> Data block
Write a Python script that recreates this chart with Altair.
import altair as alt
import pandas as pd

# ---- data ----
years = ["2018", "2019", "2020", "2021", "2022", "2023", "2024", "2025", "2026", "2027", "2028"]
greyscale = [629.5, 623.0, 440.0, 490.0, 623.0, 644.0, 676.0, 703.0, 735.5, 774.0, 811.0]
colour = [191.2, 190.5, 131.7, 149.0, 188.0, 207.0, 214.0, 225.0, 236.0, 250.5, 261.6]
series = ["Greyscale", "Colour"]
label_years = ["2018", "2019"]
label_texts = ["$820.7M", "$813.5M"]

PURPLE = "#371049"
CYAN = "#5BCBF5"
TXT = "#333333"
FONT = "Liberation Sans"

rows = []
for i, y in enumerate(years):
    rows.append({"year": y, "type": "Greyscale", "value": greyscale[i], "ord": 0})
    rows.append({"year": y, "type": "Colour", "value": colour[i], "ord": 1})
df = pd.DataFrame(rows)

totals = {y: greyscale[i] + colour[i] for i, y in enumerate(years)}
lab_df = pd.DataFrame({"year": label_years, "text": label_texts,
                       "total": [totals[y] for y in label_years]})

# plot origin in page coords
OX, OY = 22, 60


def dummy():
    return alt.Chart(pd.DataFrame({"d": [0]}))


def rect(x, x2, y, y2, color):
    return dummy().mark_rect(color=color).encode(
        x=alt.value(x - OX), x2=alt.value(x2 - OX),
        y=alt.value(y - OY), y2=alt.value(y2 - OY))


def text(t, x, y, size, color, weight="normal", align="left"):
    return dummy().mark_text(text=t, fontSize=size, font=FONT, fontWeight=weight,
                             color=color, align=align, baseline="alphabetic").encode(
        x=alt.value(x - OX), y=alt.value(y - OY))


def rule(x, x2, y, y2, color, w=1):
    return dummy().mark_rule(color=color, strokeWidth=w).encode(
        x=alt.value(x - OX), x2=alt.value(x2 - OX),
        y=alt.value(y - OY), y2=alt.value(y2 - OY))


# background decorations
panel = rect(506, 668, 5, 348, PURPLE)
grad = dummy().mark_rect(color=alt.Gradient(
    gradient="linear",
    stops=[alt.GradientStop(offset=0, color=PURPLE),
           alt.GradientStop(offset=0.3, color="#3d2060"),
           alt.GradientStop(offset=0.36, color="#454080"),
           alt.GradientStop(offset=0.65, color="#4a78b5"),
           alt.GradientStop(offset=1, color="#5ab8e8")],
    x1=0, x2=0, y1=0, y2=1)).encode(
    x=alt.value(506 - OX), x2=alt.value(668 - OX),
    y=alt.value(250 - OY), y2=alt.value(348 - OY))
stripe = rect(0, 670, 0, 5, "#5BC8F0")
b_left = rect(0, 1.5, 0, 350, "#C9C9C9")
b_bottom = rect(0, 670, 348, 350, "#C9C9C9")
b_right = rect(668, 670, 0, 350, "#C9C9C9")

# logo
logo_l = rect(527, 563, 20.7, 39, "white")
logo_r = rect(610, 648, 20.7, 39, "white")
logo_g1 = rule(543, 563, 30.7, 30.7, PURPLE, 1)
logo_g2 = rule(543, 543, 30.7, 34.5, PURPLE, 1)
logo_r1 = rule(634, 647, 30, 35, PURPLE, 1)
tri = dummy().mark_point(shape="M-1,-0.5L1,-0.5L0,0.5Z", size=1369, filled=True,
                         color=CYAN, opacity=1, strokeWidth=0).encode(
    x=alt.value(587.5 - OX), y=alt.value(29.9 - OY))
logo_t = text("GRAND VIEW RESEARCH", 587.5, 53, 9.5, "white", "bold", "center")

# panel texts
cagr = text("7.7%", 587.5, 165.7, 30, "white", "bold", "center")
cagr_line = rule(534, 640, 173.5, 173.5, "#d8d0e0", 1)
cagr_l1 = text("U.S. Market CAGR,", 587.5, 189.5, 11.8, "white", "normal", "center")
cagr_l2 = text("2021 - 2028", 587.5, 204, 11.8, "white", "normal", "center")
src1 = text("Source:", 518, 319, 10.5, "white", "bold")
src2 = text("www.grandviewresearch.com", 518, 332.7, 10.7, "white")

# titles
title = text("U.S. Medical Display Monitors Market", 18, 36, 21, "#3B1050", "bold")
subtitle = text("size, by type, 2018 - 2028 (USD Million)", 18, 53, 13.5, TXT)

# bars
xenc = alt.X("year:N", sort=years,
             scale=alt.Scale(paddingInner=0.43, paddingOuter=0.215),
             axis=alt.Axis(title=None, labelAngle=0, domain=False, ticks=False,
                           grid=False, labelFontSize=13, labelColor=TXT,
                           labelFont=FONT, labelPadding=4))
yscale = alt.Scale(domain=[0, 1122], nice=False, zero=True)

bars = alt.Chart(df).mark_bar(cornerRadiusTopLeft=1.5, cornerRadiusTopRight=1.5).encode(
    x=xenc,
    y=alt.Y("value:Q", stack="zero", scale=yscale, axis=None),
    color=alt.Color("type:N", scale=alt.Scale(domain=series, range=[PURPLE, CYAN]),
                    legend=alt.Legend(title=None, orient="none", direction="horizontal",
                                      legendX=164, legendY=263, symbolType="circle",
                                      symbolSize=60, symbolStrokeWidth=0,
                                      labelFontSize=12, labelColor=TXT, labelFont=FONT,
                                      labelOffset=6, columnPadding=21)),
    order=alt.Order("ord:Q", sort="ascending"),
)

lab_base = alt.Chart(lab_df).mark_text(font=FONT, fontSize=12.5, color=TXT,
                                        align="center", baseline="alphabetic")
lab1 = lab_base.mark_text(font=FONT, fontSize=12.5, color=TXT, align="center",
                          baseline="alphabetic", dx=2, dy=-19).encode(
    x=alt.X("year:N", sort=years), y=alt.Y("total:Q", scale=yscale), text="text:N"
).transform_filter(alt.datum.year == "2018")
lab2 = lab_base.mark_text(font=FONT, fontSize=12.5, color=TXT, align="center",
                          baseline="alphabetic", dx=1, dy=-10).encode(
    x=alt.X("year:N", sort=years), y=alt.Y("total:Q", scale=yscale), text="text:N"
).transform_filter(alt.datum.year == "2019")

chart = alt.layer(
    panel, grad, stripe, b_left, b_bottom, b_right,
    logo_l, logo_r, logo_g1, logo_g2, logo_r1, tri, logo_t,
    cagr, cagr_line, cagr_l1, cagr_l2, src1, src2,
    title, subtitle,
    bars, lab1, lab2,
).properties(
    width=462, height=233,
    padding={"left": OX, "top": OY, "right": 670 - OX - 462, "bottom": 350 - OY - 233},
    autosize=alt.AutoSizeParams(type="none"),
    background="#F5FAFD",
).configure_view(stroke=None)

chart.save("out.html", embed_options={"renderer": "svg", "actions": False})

> Aim
Your task is to reproduce the whole listing exactly.

> Solved problem
Write a Python script that recreates this chart with Altair.
import altair as alt
import pandas as pd

# ---- data ----
years = ["2018", "2019", "2020", "2021", "2022", "2023", "2024", "2025", "2026", "2027", "2028"]
greyscale = [629.5, 623.0, 440.0, 490.0, 623.0, 644.0, 676.0, 703.0, 735.5, 774.0, 811.0]
colour = [191.2, 190.5, 131.7, 149.0, 188.0, 207.0, 214.0, 225.0, 236.0, 250.5, 261.6]
series = ["Greyscale", "Colour"]
label_years = ["2018", "2019"]
label_texts = ["$820.7M", "$813.5M"]

PURPLE = "#371049"
CYAN = "#5BCBF5"
TXT = "#333333"
FONT = "Liberation Sans"

rows = []
for i, y in enumerate(years):
    rows.append({"year": y, "type": "Greyscale", "value": greyscale[i], "ord": 0})
    rows.append({"year": y, "type": "Colour", "value": colour[i], "ord": 1})
df = pd.DataFrame(rows)

totals = {y: greyscale[i] + colour[i] for i, y in enumerate(years)}
lab_df = pd.DataFrame({"year": label_years, "text": label_texts,
                       "total": [totals[y] for y in label_years]})

# plot origin in page coords
OX, OY = 22, 60


def dummy():
    return alt.Chart(pd.DataFrame({"d": [0]}))


def rect(x, x2, y, y2, color):
    return dummy().mark_rect(color=color).encode(
        x=alt.value(x - OX), x2=alt.value(x2 - OX),
        y=alt.value(y - OY), y2=alt.value(y2 - OY))


def text(t, x, y, size, color, weight="normal", align="left"):
    return dummy().mark_text(text=t, fontSize=size, font=FONT, fontWeight=weight,
                             color=color, align=align, baseline="alphabetic").encode(
        x=alt.value(x - OX), y=alt.value(y - OY))


def rule(x, x2, y, y2, color, w=1):
    return dummy().mark_rule(color=color, strokeWidth=w).encode(
        x=alt.value(x - OX), x2=alt.value(x2 - OX),
        y=alt.value(y - OY), y2=alt.value(y2 - OY))


# background decorations
panel = rect(506, 668, 5, 348, PURPLE)
grad = dummy().mark_rect(color=alt.Gradient(
    gradient="linear",
    stops=[alt.GradientStop(offset=0, color=PURPLE),
           alt.GradientStop(offset=0.3, color="#3d2060"),
           alt.GradientStop(offset=0.36, color="#454080"),
           alt.GradientStop(offset=0.65, color="#4a78b5"),
           alt.GradientStop(offset=1, color="#5ab8e8")],
    x1=0, x2=0, y1=0, y2=1)).encode(
    x=alt.value(506 - OX), x2=alt.value(668 - OX),
    y=alt.value(250 - OY), y2=alt.value(348 - OY))
stripe = rect(0, 670, 0, 5, "#5BC8F0")
b_left = rect(0, 1.5, 0, 350, "#C9C9C9")
b_bottom = rect(0, 670, 348, 350, "#C9C9C9")
b_right = rect(668, 670, 0, 350, "#C9C9C9")

# logo
logo_l = rect(527, 563, 20.7, 39, "white")
logo_r = rect(610, 648, 20.7, 39, "white")
logo_g1 = rule(543, 563, 30.7, 30.7, PURPLE, 1)
logo_g2 = rule(543, 543, 30.7, 34.5, PURPLE, 1)
logo_r1 = rule(634, 647, 30, 35, PURPLE, 1)
tri = dummy().mark_point(shape="M-1,-0.5L1,-0.5L0,0.5Z", size=1369, filled=True,
                         color=CYAN, opacity=1, strokeWidth=0).encode(
    x=alt.value(587.5 - OX), y=alt.value(29.9 - OY))
logo_t = text("GRAND VIEW RESEARCH", 587.5, 53, 9.5, "white", "bold", "center")

# panel texts
cagr = text("7.7%", 587.5, 165.7, 30, "white", "bold", "center")
cagr_line = rule(534, 640, 173.5, 173.5, "#d8d0e0", 1)
cagr_l1 = text("U.S. Market CAGR,", 587.5, 189.5, 11.8, "white", "normal", "center")
cagr_l2 = text("2021 - 2028", 587.5, 204, 11.8, "white", "normal", "center")
src1 = text("Source:", 518, 319, 10.5, "white", "bold")
src2 = text("www.grandviewresearch.com", 518, 332.7, 10.7, "white")

# titles
title = text("U.S. Medical Display Monitors Market", 18, 36, 21, "#3B1050", "bold")
subtitle = text("size, by type, 2018 - 2028 (USD Million)", 18, 53, 13.5, TXT)

# bars
xenc = alt.X("year:N", sort=years,
             scale=alt.Scale(paddingInner=0.43, paddingOuter=0.215),
             axis=alt.Axis(title=None, labelAngle=0, domain=False, ticks=False,
                           grid=False, labelFontSize=13, labelColor=TXT,
                           labelFont=FONT, labelPadding=4))
yscale = alt.Scale(domain=[0, 1122], nice=False, zero=True)

bars = alt.Chart(df).mark_bar(cornerRadiusTopLeft=1.5, cornerRadiusTopRight=1.5).encode(
    x=xenc,
    y=alt.Y("value:Q", stack="zero", scale=yscale, axis=None),
    color=alt.Color("type:N", scale=alt.Scale(domain=series, range=[PURPLE, CYAN]),
                    legend=alt.Legend(title=None, orient="none", direction="horizontal",
                                      legendX=164, legendY=263, symbolType="circle",
                                      symbolSize=60, symbolStrokeWidth=0,
                                      labelFontSize=12, labelColor=TXT, labelFont=FONT,
                                      labelOffset=6, columnPadding=21)),
    order=alt.Order("ord:Q", sort="ascending"),
)

lab_base = alt.Chart(lab_df).mark_text(font=FONT, fontSize=12.5, color=TXT,
                                        align="center", baseline="alphabetic")
lab1 = lab_base.mark_text(font=FONT, fontSize=12.5, color=TXT, align="center",
                          baseline="alphabetic", dx=2, dy=-19).encode(
    x=alt.X("year:N", sort=years), y=alt.Y("total:Q", scale=yscale), text="text:N"
).transform_filter(alt.datum.year == "2018")
lab2 = lab_base.mark_text(font=FONT, fontSize=12.5, color=TXT, align="center",
                          baseline="alphabetic", dx=1, dy=-10).encode(
    x=alt.X("year:N", sort=years), y=alt.Y("total:Q", scale=yscale), text="text:N"
).transform_filter(alt.datum.year == "2019")

chart = alt.layer(
    panel, grad, stripe, b_left, b_bottom, b_right,
    logo_l, logo_r, logo_g1, logo_g2, logo_r1, tri, logo_t,
    cagr, cagr_line, cagr_l1, cagr_l2, src1, src2,
    title, subtitle,
    bars, lab1, lab2,
).properties(
    width=462, height=233,
    padding={"left": OX, "top": OY, "right": 670 - OX - 462, "bottom": 350 - OY - 233},
    autosize=alt.AutoSizeParams(type="none"),
    background="#F5FAFD",
).configure_view(stroke=None)

chart.save("out.html", embed_options={"renderer": "svg", "actions": False})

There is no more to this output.